I wonder how well I will be able to stay focused on cooking, and not be pulled into the worlds and dramas of all the wonderful people who are booked on to this forthcoming retreat?
I very much like another, modern, Zen story which is from the 1960’s and the early days of Tassajara Centre, in California – Edward Espe Brown was appointed as Cook. The Zen Master of course was Suzuki Roshi.
Many of the regular students badgered the new cook, young Ed, telling him to put less salt here, more sugar there and so on. Ed approached Suzuki Roshi for advice, and was told ‘when cutting the carrots, just cut the carrots.’ Suzuki Roshi also used to tell him, simply; ‘You’re the Cook.’

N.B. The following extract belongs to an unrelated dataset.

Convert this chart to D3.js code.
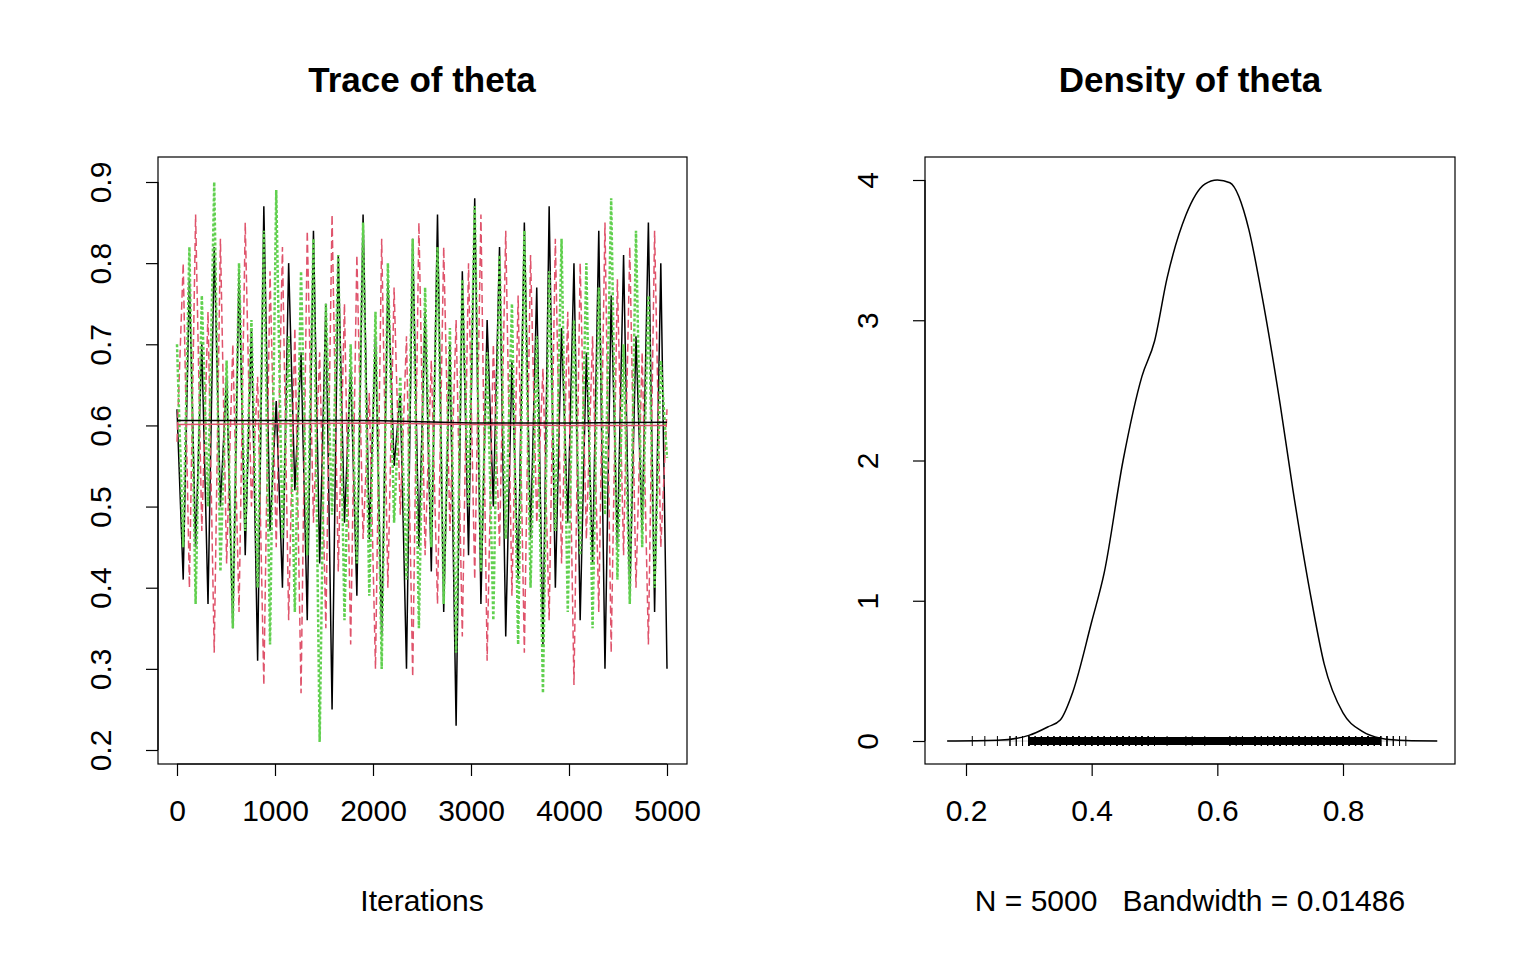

‘You’re The Cook’ has become quite a meaningful statement for me. We’re all ‘the cook’, the captain in charge of our own destiny. You’re the cook – what are you going to cook today? How are you going to cook today?
Here is a recipe for the soup I plan to cook on the first night of the upcoming retreat. It’s based on a Peter Gordon recipe, with some small changes. It’s REALLY flavoursome, and filling too. I like to serve this with rosemary soda bread. A delicious, hearty, autumnal soup.
Chickpea, Ginger and Curry Leaf Soup (serves 24)
Soak 2 cups of chickpeas overnight. Next day, drain, and cook in fresh water until tender (about 40 minutes). Don’t overcook – you don’t want them mushy!
Slice 5 red onions, and sweat in a large pan (covered) with 1 tsp salt until very soft and sweet, about 10 minutes.
Add a large handful of curry leaves, 3 tbsp grated fresh ginger, 3 tbsp crushed garlic, 1 heaped tsp of chilli flakes, chopped rosemary from 3 x 10cm stalks, 2 tbsp smoked paprika and 8 dried bay leaves. Cook 3-4 minutes.
Peel and dice 4 medium potatoes into 1 cm cubes. Add to pan, stir, add the cooked/drained chickpeas, 2.5 litres of tinned/chopped tomatoes, 1 tbsp salt, and 2 litres of water. Bring to the boil and simmer for around 20 minutes or until potatoes are cooked to your liking.